The fear of bigness did not clearly emerge in the US until after the Civil War. By the end of the nineteenth century the formula for economic opportunity from the Founding Fathers was beginning to give Americans the highest standard of living in the world. With less than 6 percent of the earth’s population, they were producing more than half of just about everything. So how did this happen that this formula would be abandoned, according to W. Cleon Skouser?
The beginning of the twentieth century saw many prominient and influential leaders losing confidence in the system. These included wealthy industrialists, heads of multinational banking institutions, leaders in the academic world, and some of the innovative minds in the media. The same feverish restlessness was taking hold in similar circles in Europe.
It was true, as it is with all systems, that the free-market economy was in need of some adjustments and fine-tuning, but these leaders were getting ready to throw the entire system over-board. The problems of the day included a number of large-scale strikes, the rise of powerful trusts, the mysterious recurrence of boom and bust cycles, and the rise of a new Populist movement in which certain agriculture and labor groups were demanding that the government get involved in the redistribution of the wealth.
If I had to sum up how did this happen in just one word, that word would be ENVY.
The author concluded this chapter with this conclusion...and please bear in mind that he wrote this book in 1985:
The western world was astonished when the Red Chinese leaders suddenly abolished their bare-subsistence communes and invited the peasants to “get rich’ as private property farmers. Of course the Chinese communists did not dare call their new policy “free-enterprise capitalism.” They called it “enriched Marxism.”

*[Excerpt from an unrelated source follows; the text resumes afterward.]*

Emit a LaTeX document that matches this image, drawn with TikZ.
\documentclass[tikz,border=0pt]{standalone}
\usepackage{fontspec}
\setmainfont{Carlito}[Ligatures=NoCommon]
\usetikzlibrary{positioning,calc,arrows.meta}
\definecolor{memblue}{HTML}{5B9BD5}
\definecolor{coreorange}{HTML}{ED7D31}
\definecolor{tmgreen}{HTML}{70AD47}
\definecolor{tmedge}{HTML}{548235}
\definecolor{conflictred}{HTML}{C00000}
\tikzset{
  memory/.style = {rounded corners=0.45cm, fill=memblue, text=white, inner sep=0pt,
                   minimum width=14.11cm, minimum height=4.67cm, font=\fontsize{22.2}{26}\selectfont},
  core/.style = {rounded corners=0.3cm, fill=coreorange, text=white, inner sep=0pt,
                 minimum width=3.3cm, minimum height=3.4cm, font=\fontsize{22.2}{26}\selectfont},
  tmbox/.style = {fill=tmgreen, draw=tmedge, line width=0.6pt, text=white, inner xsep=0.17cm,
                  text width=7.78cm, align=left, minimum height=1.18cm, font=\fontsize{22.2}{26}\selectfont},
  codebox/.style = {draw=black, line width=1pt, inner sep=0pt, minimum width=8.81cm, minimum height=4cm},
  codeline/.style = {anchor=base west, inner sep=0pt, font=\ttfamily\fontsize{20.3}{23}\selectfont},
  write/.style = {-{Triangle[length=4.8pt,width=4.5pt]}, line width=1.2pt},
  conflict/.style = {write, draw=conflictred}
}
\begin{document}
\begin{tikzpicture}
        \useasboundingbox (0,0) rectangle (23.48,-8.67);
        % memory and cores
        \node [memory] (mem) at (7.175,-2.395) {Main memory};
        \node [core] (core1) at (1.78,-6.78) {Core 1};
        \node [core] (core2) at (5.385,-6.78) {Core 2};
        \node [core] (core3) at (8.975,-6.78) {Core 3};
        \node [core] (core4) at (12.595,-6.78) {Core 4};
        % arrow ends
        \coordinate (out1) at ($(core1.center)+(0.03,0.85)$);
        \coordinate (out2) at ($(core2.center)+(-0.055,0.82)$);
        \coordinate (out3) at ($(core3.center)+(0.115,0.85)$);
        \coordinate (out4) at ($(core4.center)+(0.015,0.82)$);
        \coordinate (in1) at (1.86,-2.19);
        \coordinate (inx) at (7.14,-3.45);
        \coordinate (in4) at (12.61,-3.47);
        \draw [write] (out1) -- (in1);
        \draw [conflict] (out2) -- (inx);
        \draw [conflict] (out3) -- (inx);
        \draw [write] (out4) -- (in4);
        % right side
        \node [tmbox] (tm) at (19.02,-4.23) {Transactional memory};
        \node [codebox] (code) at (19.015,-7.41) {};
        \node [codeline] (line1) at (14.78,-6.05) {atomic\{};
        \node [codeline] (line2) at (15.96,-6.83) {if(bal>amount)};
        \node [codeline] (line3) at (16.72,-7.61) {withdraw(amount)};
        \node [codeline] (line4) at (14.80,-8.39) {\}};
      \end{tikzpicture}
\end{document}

But regardless of the name, if people are allowed economic freedom it will tend to gradually open up the channels for political freedom in the years to come. This is why the the message of freedom - both economic and political - should become America’s greatest export.

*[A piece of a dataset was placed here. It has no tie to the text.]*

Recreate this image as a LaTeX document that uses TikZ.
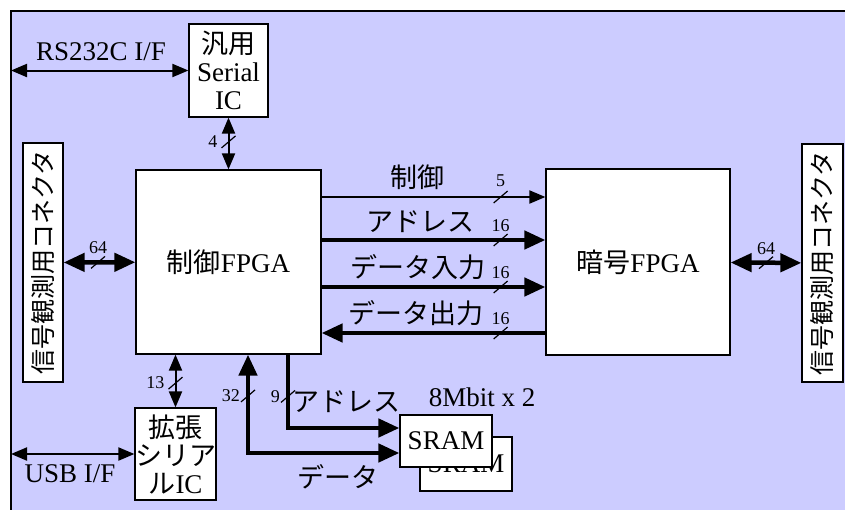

I heartily agree with this author in the context of President Ronald Reagan’s America.
I heartily reject President Obama's statement in his inaugural address:
Starting today we must begin the work of remaking America
I reject the plans and intent that Tim Geithner gave to Charlie Rose about regulation and legislation.

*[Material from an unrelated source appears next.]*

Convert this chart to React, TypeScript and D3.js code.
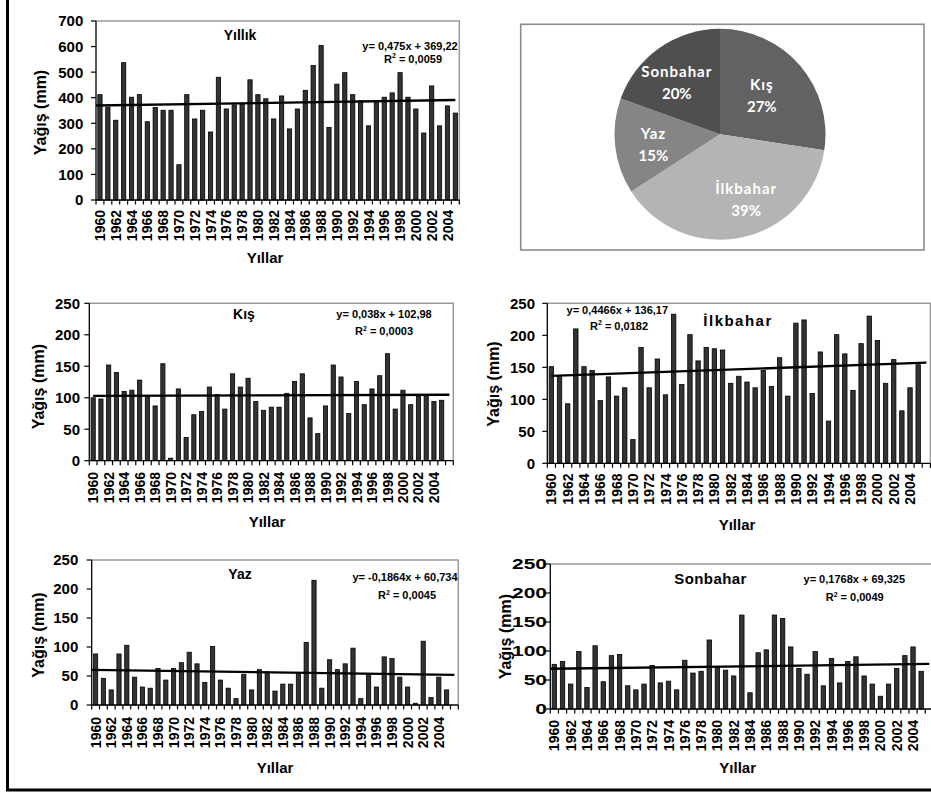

ROSE: Whatever you can do in terms of regulation and legislation will take place during the next three years?
GEITHNER: Yes, within that period of time. Within that period of time. But, again, these things are about preventing the next boom.
I especially reject Robert Reich's prediction that this economy can never recover because we must have a new economy.
My prediction,then? Not a V, not a U. But an X. The X marks a brand new track -- a new economy. What will it look like? Nobody knows. All we know is the current economy can't "recover" because it can't go back to where it was before the crash. So instead of asking when the recovery will start, we should be asking when and how the new economy will begin.
Instead of remaking America I want America restored to the Prosperity Economics upon which it is founded.